— Raw data —
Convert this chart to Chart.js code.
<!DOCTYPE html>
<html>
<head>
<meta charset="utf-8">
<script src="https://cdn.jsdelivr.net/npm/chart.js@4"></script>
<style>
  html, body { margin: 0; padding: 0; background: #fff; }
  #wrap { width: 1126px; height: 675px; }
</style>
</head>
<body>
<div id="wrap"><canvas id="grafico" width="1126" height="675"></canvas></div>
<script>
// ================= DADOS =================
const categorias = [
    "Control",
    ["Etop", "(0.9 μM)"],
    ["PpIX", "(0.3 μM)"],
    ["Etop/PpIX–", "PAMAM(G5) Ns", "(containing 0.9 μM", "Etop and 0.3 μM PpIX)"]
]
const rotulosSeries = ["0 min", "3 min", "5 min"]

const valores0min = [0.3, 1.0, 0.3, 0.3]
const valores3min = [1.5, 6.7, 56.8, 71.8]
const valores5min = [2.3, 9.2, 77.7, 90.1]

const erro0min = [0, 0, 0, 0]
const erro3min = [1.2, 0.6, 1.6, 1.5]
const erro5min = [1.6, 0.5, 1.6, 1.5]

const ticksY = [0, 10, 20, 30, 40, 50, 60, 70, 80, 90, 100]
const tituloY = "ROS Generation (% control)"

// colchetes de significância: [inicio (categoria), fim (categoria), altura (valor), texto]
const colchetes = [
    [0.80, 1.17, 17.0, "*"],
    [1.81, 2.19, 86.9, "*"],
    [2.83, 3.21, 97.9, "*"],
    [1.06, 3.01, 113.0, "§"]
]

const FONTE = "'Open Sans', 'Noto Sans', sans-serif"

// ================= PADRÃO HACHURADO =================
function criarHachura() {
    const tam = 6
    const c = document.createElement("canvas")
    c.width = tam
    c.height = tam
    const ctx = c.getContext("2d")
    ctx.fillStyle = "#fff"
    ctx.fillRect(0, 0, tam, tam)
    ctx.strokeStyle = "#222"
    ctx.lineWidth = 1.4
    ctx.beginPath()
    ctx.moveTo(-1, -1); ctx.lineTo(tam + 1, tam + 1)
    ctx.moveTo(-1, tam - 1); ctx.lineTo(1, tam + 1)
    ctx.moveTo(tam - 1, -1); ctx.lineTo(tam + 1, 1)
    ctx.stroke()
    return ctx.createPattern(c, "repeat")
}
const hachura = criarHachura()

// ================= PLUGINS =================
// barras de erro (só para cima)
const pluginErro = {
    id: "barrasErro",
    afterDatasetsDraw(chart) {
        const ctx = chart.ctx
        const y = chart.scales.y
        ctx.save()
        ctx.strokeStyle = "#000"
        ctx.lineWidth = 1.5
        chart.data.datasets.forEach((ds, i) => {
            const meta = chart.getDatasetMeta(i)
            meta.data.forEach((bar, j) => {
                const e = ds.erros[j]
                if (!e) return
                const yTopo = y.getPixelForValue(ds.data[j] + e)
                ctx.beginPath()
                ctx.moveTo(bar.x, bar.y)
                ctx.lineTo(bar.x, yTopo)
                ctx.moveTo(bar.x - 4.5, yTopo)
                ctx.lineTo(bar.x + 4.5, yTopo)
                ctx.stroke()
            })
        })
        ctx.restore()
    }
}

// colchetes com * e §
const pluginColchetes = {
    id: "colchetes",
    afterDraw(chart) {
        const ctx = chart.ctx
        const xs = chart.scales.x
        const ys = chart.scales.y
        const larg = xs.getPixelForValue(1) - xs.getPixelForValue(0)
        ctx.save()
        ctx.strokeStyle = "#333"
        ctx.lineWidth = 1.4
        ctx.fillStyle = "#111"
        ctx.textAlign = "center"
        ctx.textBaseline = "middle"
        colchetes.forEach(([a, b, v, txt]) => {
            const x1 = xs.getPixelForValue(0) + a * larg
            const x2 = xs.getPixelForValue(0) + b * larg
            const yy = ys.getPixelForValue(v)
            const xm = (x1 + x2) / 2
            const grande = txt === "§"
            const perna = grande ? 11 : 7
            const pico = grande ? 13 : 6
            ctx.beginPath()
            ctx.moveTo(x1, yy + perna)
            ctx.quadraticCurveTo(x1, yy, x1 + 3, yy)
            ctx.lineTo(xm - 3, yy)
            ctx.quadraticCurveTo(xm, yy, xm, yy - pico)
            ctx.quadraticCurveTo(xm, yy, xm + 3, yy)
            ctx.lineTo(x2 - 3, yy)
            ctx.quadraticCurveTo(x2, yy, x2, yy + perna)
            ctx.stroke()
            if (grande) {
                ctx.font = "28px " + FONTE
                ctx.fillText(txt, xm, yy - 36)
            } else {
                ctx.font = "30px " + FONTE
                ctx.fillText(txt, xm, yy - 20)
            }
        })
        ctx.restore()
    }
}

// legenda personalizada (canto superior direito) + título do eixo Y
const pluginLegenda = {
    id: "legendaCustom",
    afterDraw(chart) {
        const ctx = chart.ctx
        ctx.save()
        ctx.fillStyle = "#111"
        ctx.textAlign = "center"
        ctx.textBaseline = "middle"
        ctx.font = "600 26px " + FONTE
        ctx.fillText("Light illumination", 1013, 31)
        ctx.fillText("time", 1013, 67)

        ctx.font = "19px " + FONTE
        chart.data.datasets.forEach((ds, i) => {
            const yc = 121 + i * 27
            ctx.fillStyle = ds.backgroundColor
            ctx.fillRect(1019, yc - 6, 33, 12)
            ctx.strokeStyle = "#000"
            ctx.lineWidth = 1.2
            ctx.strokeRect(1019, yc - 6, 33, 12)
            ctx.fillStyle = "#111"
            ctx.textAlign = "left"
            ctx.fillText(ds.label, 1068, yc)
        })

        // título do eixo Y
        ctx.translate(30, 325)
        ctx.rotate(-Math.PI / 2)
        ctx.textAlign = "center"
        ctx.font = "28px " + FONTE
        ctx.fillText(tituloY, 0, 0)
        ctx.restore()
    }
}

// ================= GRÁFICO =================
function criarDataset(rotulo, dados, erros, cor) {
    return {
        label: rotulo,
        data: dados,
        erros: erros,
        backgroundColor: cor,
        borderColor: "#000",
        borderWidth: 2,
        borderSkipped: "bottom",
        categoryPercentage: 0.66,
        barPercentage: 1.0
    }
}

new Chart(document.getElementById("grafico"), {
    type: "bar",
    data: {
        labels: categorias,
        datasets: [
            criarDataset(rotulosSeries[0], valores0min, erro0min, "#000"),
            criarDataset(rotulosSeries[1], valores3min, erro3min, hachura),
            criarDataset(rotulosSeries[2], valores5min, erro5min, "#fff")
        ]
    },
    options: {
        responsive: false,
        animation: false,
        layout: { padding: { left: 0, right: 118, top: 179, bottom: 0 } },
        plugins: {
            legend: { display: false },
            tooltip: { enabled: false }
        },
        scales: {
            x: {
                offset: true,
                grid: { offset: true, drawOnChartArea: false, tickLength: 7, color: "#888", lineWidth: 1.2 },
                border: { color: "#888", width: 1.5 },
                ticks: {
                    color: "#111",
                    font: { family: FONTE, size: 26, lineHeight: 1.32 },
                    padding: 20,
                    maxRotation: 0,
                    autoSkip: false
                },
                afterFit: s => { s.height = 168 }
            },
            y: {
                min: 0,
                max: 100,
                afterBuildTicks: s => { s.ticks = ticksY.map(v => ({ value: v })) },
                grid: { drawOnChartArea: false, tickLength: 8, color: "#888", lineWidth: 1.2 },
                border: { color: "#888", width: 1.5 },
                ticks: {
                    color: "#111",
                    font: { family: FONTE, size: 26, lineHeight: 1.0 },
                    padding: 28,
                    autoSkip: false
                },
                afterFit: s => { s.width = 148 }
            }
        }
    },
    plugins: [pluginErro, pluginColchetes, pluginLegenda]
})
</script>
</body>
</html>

— Problem requirements —
Give every line of the material again, exactly as it reads.

— Result —
Convert this chart to Chart.js code.
<!DOCTYPE html>
<html>
<head>
<meta charset="utf-8">
<script src="https://cdn.jsdelivr.net/npm/chart.js@4"></script>
<style>
  html, body { margin: 0; padding: 0; background: #fff; }
  #wrap { width: 1126px; height: 675px; }
</style>
</head>
<body>
<div id="wrap"><canvas id="grafico" width="1126" height="675"></canvas></div>
<script>
// ================= DADOS =================
const categorias = [
    "Control",
    ["Etop", "(0.9 μM)"],
    ["PpIX", "(0.3 μM)"],
    ["Etop/PpIX–", "PAMAM(G5) Ns", "(containing 0.9 μM", "Etop and 0.3 μM PpIX)"]
]
const rotulosSeries = ["0 min", "3 min", "5 min"]

const valores0min = [0.3, 1.0, 0.3, 0.3]
const valores3min = [1.5, 6.7, 56.8, 71.8]
const valores5min = [2.3, 9.2, 77.7, 90.1]

const erro0min = [0, 0, 0, 0]
const erro3min = [1.2, 0.6, 1.6, 1.5]
const erro5min = [1.6, 0.5, 1.6, 1.5]

const ticksY = [0, 10, 20, 30, 40, 50, 60, 70, 80, 90, 100]
const tituloY = "ROS Generation (% control)"

// colchetes de significância: [inicio (categoria), fim (categoria), altura (valor), texto]
const colchetes = [
    [0.80, 1.17, 17.0, "*"],
    [1.81, 2.19, 86.9, "*"],
    [2.83, 3.21, 97.9, "*"],
    [1.06, 3.01, 113.0, "§"]
]

const FONTE = "'Open Sans', 'Noto Sans', sans-serif"

// ================= PADRÃO HACHURADO =================
function criarHachura() {
    const tam = 6
    const c = document.createElement("canvas")
    c.width = tam
    c.height = tam
    const ctx = c.getContext("2d")
    ctx.fillStyle = "#fff"
    ctx.fillRect(0, 0, tam, tam)
    ctx.strokeStyle = "#222"
    ctx.lineWidth = 1.4
    ctx.beginPath()
    ctx.moveTo(-1, -1); ctx.lineTo(tam + 1, tam + 1)
    ctx.moveTo(-1, tam - 1); ctx.lineTo(1, tam + 1)
    ctx.moveTo(tam - 1, -1); ctx.lineTo(tam + 1, 1)
    ctx.stroke()
    return ctx.createPattern(c, "repeat")
}
const hachura = criarHachura()

// ================= PLUGINS =================
// barras de erro (só para cima)
const pluginErro = {
    id: "barrasErro",
    afterDatasetsDraw(chart) {
        const ctx = chart.ctx
        const y = chart.scales.y
        ctx.save()
        ctx.strokeStyle = "#000"
        ctx.lineWidth = 1.5
        chart.data.datasets.forEach((ds, i) => {
            const meta = chart.getDatasetMeta(i)
            meta.data.forEach((bar, j) => {
                const e = ds.erros[j]
                if (!e) return
                const yTopo = y.getPixelForValue(ds.data[j] + e)
                ctx.beginPath()
                ctx.moveTo(bar.x, bar.y)
                ctx.lineTo(bar.x, yTopo)
                ctx.moveTo(bar.x - 4.5, yTopo)
                ctx.lineTo(bar.x + 4.5, yTopo)
                ctx.stroke()
            })
        })
        ctx.restore()
    }
}

// colchetes com * e §
const pluginColchetes = {
    id: "colchetes",
    afterDraw(chart) {
        const ctx = chart.ctx
        const xs = chart.scales.x
        const ys = chart.scales.y
        const larg = xs.getPixelForValue(1) - xs.getPixelForValue(0)
        ctx.save()
        ctx.strokeStyle = "#333"
        ctx.lineWidth = 1.4
        ctx.fillStyle = "#111"
        ctx.textAlign = "center"
        ctx.textBaseline = "middle"
        colchetes.forEach(([a, b, v, txt]) => {
            const x1 = xs.getPixelForValue(0) + a * larg
            const x2 = xs.getPixelForValue(0) + b * larg
            const yy = ys.getPixelForValue(v)
            const xm = (x1 + x2) / 2
            const grande = txt === "§"
            const perna = grande ? 11 : 7
            const pico = grande ? 13 : 6
            ctx.beginPath()
            ctx.moveTo(x1, yy + perna)
            ctx.quadraticCurveTo(x1, yy, x1 + 3, yy)
            ctx.lineTo(xm - 3, yy)
            ctx.quadraticCurveTo(xm, yy, xm, yy - pico)
            ctx.quadraticCurveTo(xm, yy, xm + 3, yy)
            ctx.lineTo(x2 - 3, yy)
            ctx.quadraticCurveTo(x2, yy, x2, yy + perna)
            ctx.stroke()
            if (grande) {
                ctx.font = "28px " + FONTE
                ctx.fillText(txt, xm, yy - 36)
            } else {
                ctx.font = "30px " + FONTE
                ctx.fillText(txt, xm, yy - 20)
            }
        })
        ctx.restore()
    }
}

// legenda personalizada (canto superior direito) + título do eixo Y
const pluginLegenda = {
    id: "legendaCustom",
    afterDraw(chart) {
        const ctx = chart.ctx
        ctx.save()
        ctx.fillStyle = "#111"
        ctx.textAlign = "center"
        ctx.textBaseline = "middle"
        ctx.font = "600 26px " + FONTE
        ctx.fillText("Light illumination", 1013, 31)
        ctx.fillText("time", 1013, 67)

        ctx.font = "19px " + FONTE
        chart.data.datasets.forEach((ds, i) => {
            const yc = 121 + i * 27
            ctx.fillStyle = ds.backgroundColor
            ctx.fillRect(1019, yc - 6, 33, 12)
            ctx.strokeStyle = "#000"
            ctx.lineWidth = 1.2
            ctx.strokeRect(1019, yc - 6, 33, 12)
            ctx.fillStyle = "#111"
            ctx.textAlign = "left"
            ctx.fillText(ds.label, 1068, yc)
        })

        // título do eixo Y
        ctx.translate(30, 325)
        ctx.rotate(-Math.PI / 2)
        ctx.textAlign = "center"
        ctx.font = "28px " + FONTE
        ctx.fillText(tituloY, 0, 0)
        ctx.restore()
    }
}

// ================= GRÁFICO =================
function criarDataset(rotulo, dados, erros, cor) {
    return {
        label: rotulo,
        data: dados,
        erros: erros,
        backgroundColor: cor,
        borderColor: "#000",
        borderWidth: 2,
        borderSkipped: "bottom",
        categoryPercentage: 0.66,
        barPercentage: 1.0
    }
}

new Chart(document.getElementById("grafico"), {
    type: "bar",
    data: {
        labels: categorias,
        datasets: [
            criarDataset(rotulosSeries[0], valores0min, erro0min, "#000"),
            criarDataset(rotulosSeries[1], valores3min, erro3min, hachura),
            criarDataset(rotulosSeries[2], valores5min, erro5min, "#fff")
        ]
    },
    options: {
        responsive: false,
        animation: false,
        layout: { padding: { left: 0, right: 118, top: 179, bottom: 0 } },
        plugins: {
            legend: { display: false },
            tooltip: { enabled: false }
        },
        scales: {
            x: {
                offset: true,
                grid: { offset: true, drawOnChartArea: false, tickLength: 7, color: "#888", lineWidth: 1.2 },
                border: { color: "#888", width: 1.5 },
                ticks: {
                    color: "#111",
                    font: { family: FONTE, size: 26, lineHeight: 1.32 },
                    padding: 20,
                    maxRotation: 0,
                    autoSkip: false
                },
                afterFit: s => { s.height = 168 }
            },
            y: {
                min: 0,
                max: 100,
                afterBuildTicks: s => { s.ticks = ticksY.map(v => ({ value: v })) },
                grid: { drawOnChartArea: false, tickLength: 8, color: "#888", lineWidth: 1.2 },
                border: { color: "#888", width: 1.5 },
                ticks: {
                    color: "#111",
                    font: { family: FONTE, size: 26, lineHeight: 1.0 },
                    padding: 28,
                    autoSkip: false
                },
                afterFit: s => { s.width = 148 }
            }
        }
    },
    plugins: [pluginErro, pluginColchetes, pluginLegenda]
})
</script>
</body>
</html>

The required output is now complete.